REQUEST
Reproduce the material word for word; the images stay out.
-- begin --
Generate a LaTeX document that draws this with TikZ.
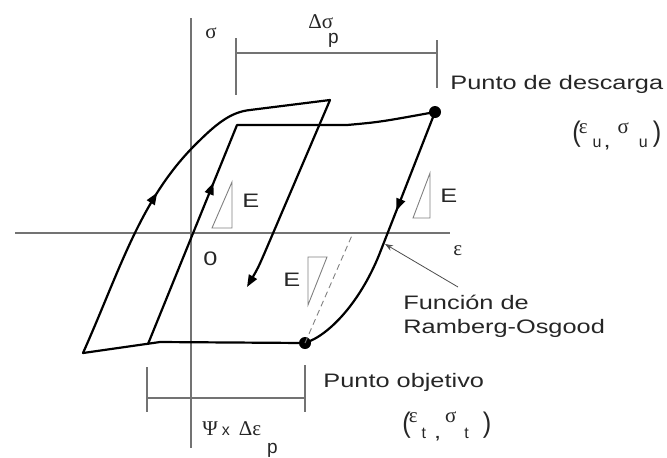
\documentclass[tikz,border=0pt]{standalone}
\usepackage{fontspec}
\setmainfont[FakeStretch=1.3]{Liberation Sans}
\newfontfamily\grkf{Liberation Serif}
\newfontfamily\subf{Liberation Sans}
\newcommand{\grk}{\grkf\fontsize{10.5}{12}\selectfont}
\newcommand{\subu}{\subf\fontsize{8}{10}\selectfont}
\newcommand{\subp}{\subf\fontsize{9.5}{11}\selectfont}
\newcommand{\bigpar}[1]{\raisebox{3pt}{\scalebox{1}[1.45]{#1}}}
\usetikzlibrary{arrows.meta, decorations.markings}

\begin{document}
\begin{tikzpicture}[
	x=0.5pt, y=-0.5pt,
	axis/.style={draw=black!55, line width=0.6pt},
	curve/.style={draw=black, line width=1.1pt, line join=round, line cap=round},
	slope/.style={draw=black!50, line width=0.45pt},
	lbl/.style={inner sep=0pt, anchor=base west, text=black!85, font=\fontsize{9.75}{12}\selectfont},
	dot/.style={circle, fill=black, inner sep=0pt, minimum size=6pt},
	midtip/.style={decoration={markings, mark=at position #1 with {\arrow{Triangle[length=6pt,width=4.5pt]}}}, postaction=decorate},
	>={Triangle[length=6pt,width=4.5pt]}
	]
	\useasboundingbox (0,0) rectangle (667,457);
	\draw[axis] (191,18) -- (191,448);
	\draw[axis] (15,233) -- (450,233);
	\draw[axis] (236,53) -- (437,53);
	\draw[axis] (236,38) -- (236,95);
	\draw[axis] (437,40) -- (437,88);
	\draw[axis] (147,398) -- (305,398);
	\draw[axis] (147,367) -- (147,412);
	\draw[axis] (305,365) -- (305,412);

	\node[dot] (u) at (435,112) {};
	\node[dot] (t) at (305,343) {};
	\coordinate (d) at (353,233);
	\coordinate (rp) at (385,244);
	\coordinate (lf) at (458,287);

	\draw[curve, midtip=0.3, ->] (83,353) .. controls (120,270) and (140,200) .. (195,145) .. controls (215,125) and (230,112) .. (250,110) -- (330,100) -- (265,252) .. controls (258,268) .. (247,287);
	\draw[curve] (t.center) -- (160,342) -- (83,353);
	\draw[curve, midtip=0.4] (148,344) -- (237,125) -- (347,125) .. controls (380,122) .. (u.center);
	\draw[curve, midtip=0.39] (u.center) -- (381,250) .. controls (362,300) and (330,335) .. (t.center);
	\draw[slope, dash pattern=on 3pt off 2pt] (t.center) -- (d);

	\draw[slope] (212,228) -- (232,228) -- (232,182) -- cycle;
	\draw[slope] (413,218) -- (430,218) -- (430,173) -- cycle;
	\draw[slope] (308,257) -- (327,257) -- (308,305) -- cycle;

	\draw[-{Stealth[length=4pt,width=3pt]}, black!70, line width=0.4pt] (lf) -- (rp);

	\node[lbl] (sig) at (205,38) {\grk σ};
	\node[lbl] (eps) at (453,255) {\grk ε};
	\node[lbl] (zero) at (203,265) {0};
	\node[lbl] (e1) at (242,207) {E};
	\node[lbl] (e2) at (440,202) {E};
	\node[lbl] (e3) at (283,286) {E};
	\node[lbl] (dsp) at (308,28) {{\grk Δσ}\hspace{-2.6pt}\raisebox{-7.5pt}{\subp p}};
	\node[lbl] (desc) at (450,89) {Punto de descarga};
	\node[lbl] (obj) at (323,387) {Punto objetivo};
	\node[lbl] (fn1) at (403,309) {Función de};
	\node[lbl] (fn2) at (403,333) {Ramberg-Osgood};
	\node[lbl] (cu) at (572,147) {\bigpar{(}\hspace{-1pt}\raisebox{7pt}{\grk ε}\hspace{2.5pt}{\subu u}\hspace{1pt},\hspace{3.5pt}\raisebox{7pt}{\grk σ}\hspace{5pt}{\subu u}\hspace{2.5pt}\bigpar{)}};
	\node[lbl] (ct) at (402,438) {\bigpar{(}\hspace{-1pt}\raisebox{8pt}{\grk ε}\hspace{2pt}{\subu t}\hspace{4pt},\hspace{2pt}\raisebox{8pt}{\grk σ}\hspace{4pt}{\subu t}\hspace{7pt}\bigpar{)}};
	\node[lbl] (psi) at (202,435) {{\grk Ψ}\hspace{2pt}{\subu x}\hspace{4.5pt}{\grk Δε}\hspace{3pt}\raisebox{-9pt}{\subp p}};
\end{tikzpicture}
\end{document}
-- end --
ANSWER IN FULL
Generate a LaTeX document that draws this with TikZ.
\documentclass[tikz,border=0pt]{standalone}
\usepackage{fontspec}
\setmainfont[FakeStretch=1.3]{Liberation Sans}
\newfontfamily\grkf{Liberation Serif}
\newfontfamily\subf{Liberation Sans}
\newcommand{\grk}{\grkf\fontsize{10.5}{12}\selectfont}
\newcommand{\subu}{\subf\fontsize{8}{10}\selectfont}
\newcommand{\subp}{\subf\fontsize{9.5}{11}\selectfont}
\newcommand{\bigpar}[1]{\raisebox{3pt}{\scalebox{1}[1.45]{#1}}}
\usetikzlibrary{arrows.meta, decorations.markings}

\begin{document}
\begin{tikzpicture}[
	x=0.5pt, y=-0.5pt,
	axis/.style={draw=black!55, line width=0.6pt},
	curve/.style={draw=black, line width=1.1pt, line join=round, line cap=round},
	slope/.style={draw=black!50, line width=0.45pt},
	lbl/.style={inner sep=0pt, anchor=base west, text=black!85, font=\fontsize{9.75}{12}\selectfont},
	dot/.style={circle, fill=black, inner sep=0pt, minimum size=6pt},
	midtip/.style={decoration={markings, mark=at position #1 with {\arrow{Triangle[length=6pt,width=4.5pt]}}}, postaction=decorate},
	>={Triangle[length=6pt,width=4.5pt]}
	]
	\useasboundingbox (0,0) rectangle (667,457);
	\draw[axis] (191,18) -- (191,448);
	\draw[axis] (15,233) -- (450,233);
	\draw[axis] (236,53) -- (437,53);
	\draw[axis] (236,38) -- (236,95);
	\draw[axis] (437,40) -- (437,88);
	\draw[axis] (147,398) -- (305,398);
	\draw[axis] (147,367) -- (147,412);
	\draw[axis] (305,365) -- (305,412);

	\node[dot] (u) at (435,112) {};
	\node[dot] (t) at (305,343) {};
	\coordinate (d) at (353,233);
	\coordinate (rp) at (385,244);
	\coordinate (lf) at (458,287);

	\draw[curve, midtip=0.3, ->] (83,353) .. controls (120,270) and (140,200) .. (195,145) .. controls (215,125) and (230,112) .. (250,110) -- (330,100) -- (265,252) .. controls (258,268) .. (247,287);
	\draw[curve] (t.center) -- (160,342) -- (83,353);
	\draw[curve, midtip=0.4] (148,344) -- (237,125) -- (347,125) .. controls (380,122) .. (u.center);
	\draw[curve, midtip=0.39] (u.center) -- (381,250) .. controls (362,300) and (330,335) .. (t.center);
	\draw[slope, dash pattern=on 3pt off 2pt] (t.center) -- (d);

	\draw[slope] (212,228) -- (232,228) -- (232,182) -- cycle;
	\draw[slope] (413,218) -- (430,218) -- (430,173) -- cycle;
	\draw[slope] (308,257) -- (327,257) -- (308,305) -- cycle;

	\draw[-{Stealth[length=4pt,width=3pt]}, black!70, line width=0.4pt] (lf) -- (rp);

	\node[lbl] (sig) at (205,38) {\grk σ};
	\node[lbl] (eps) at (453,255) {\grk ε};
	\node[lbl] (zero) at (203,265) {0};
	\node[lbl] (e1) at (242,207) {E};
	\node[lbl] (e2) at (440,202) {E};
	\node[lbl] (e3) at (283,286) {E};
	\node[lbl] (dsp) at (308,28) {{\grk Δσ}\hspace{-2.6pt}\raisebox{-7.5pt}{\subp p}};
	\node[lbl] (desc) at (450,89) {Punto de descarga};
	\node[lbl] (obj) at (323,387) {Punto objetivo};
	\node[lbl] (fn1) at (403,309) {Función de};
	\node[lbl] (fn2) at (403,333) {Ramberg-Osgood};
	\node[lbl] (cu) at (572,147) {\bigpar{(}\hspace{-1pt}\raisebox{7pt}{\grk ε}\hspace{2.5pt}{\subu u}\hspace{1pt},\hspace{3.5pt}\raisebox{7pt}{\grk σ}\hspace{5pt}{\subu u}\hspace{2.5pt}\bigpar{)}};
	\node[lbl] (ct) at (402,438) {\bigpar{(}\hspace{-1pt}\raisebox{8pt}{\grk ε}\hspace{2pt}{\subu t}\hspace{4pt},\hspace{2pt}\raisebox{8pt}{\grk σ}\hspace{4pt}{\subu t}\hspace{7pt}\bigpar{)}};
	\node[lbl] (psi) at (202,435) {{\grk Ψ}\hspace{2pt}{\subu x}\hspace{4.5pt}{\grk Δε}\hspace{3pt}\raisebox{-9pt}{\subp p}};
\end{tikzpicture}
\end{document}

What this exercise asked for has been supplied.